Richard Ford’s prose is more Dickensian than any other contemporary writer I know. The impact of his prose is initially like eating a too-rich meal – perhaps the Thanksgiving feast that The Lay of the Land moves toward for most of its 485 pages.

There is a feeling of surfeit amounting to indigestion – but also a sensory satisfaction that makes us wonder at our enjoying this level of pleasure only once a year.

I haven’t yet read the previous two Frank Bascombe novels – The Sportswriter and Independence Day – but I probably know Frank as well as I know any of my friends. He is singularly likeable and well intentioned – even as he stumbles through seven days of physical and emotional chaos, leading up to a climactic Thanksgiving Day.

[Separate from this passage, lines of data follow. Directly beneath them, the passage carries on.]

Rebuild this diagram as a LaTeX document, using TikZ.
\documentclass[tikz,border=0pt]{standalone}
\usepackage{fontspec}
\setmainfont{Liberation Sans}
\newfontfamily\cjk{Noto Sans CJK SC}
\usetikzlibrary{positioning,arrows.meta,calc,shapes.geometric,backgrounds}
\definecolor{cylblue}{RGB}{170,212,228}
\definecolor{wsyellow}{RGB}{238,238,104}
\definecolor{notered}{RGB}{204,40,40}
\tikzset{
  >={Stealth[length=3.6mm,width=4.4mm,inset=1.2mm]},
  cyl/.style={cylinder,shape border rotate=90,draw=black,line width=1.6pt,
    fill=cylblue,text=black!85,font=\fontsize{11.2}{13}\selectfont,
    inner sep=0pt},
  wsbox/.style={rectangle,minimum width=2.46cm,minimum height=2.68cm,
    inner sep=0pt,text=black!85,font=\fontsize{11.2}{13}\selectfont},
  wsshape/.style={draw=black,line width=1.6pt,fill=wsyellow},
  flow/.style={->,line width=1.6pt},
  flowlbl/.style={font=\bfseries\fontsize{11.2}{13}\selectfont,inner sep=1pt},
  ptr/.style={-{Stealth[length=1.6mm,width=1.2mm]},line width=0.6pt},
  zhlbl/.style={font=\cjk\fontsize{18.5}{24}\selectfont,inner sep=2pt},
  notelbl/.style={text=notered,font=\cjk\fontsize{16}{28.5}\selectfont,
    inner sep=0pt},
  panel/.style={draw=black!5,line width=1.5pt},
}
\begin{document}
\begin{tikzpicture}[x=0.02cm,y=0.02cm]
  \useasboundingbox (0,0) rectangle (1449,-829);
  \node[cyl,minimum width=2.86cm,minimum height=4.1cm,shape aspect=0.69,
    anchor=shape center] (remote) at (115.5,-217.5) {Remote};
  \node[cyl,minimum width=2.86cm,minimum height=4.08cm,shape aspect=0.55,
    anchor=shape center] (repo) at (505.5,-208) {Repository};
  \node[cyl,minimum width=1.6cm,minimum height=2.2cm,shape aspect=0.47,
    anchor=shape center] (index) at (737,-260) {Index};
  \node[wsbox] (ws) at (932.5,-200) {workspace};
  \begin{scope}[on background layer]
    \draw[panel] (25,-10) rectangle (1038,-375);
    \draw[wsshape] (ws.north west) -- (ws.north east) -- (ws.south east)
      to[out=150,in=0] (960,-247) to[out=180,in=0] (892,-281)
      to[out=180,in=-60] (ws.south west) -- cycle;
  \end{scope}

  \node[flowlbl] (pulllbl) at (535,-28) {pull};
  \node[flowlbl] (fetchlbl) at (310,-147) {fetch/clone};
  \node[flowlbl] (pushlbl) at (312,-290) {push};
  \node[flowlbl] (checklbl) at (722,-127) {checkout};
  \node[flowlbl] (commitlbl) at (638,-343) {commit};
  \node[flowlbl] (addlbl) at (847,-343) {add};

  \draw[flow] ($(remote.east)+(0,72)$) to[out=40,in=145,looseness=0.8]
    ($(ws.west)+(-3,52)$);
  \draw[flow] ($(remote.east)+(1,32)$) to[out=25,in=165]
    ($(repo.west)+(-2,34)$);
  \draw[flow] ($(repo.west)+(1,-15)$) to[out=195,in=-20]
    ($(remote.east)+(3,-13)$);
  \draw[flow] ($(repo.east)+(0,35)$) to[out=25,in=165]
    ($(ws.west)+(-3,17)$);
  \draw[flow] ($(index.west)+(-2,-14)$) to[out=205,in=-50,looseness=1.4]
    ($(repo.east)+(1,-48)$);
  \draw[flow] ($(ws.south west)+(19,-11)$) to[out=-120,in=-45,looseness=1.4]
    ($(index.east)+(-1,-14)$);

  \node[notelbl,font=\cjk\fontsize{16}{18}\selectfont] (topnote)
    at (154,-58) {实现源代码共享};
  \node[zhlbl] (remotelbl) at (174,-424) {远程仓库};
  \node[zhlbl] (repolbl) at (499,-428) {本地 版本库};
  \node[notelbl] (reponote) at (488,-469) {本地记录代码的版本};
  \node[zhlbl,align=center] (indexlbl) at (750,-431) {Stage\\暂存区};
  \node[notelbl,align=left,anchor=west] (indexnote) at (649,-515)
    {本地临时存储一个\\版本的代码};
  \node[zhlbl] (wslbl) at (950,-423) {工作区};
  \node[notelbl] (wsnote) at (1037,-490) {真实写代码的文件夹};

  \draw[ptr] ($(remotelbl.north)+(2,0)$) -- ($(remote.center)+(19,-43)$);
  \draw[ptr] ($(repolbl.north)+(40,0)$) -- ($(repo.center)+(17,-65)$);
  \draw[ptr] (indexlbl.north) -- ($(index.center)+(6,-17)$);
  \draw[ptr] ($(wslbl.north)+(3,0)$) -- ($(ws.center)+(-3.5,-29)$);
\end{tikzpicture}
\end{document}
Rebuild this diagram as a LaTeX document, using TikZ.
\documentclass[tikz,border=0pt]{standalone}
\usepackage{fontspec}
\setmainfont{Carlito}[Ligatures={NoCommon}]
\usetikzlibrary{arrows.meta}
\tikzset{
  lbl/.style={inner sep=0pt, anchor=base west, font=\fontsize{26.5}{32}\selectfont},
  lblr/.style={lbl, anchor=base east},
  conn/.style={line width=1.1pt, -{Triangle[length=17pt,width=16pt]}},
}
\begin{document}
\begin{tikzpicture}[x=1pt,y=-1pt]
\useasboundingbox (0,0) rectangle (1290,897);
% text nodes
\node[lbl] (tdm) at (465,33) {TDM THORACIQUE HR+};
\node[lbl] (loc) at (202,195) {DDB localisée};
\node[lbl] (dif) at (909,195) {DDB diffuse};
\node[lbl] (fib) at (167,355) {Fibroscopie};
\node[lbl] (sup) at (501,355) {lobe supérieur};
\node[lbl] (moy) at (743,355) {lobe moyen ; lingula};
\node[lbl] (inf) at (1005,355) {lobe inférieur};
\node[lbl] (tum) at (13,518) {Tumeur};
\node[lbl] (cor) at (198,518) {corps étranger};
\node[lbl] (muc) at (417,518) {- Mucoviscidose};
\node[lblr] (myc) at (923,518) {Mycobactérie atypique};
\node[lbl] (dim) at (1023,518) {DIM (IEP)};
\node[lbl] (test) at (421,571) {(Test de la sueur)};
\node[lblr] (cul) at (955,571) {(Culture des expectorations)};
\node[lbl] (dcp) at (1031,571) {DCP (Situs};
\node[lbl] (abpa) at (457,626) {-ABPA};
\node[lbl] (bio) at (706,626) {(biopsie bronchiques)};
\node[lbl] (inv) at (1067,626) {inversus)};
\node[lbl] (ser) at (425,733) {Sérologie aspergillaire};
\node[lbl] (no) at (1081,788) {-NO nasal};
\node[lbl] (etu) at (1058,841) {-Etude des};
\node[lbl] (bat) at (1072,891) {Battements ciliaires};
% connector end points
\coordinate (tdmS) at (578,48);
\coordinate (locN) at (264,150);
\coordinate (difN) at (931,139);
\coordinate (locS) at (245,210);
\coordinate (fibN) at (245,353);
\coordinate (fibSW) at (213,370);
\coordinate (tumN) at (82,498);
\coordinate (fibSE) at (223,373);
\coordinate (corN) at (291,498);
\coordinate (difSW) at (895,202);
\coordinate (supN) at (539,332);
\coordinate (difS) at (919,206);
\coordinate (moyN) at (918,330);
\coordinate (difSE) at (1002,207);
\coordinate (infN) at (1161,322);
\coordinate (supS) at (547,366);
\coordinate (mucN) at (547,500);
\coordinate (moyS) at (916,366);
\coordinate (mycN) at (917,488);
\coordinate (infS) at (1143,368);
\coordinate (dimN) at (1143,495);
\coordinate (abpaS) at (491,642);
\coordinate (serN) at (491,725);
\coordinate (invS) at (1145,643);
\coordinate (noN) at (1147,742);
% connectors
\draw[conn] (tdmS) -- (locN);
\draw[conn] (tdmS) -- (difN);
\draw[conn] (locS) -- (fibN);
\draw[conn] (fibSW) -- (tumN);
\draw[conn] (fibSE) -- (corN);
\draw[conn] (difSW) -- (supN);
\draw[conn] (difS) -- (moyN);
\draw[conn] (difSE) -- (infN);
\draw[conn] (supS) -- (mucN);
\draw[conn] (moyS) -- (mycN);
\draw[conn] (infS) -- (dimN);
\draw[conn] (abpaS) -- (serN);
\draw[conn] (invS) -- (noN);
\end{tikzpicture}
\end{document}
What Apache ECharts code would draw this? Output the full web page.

I don’t jump-skip or speed read. I read every word on a page, so I picked up this book and put it down a number of times, over a period of months, thinking, “Too dense. I’m not in the mood for 200,000 words.” Until one night, with few options readily available, I launched myself onto its pages.

It took a while but eventually I was drawn into the thicket that is Ford’s prose – fascinated and appalled by the detail; sucked into the mind of Frank Bascombe. It is November 2000. The world as we knew it had not yet shape-shifted forever. And Frank Bascombe rides astride his world like Don Quixote, his Tibetan Buddhist sidekick (Mike Mahoney) a Sancho Panza with a rather malleable conscience.

With an unstable first wife, a missing second wife, a bisexual daughter and a repulsive son – not to mention the ongoing saga of Frank Bascombe, Realtor Extraordinaire – he moves non-stop through his days and nights, both encountering and inciting crises.

By the end of the novel I was invigorated and exhausted. I liked Frank well enough to want to look into his previous two incarnations – only not just yet.

As a friend of mine recently remarked: “Richard Ford is an acquired taste.”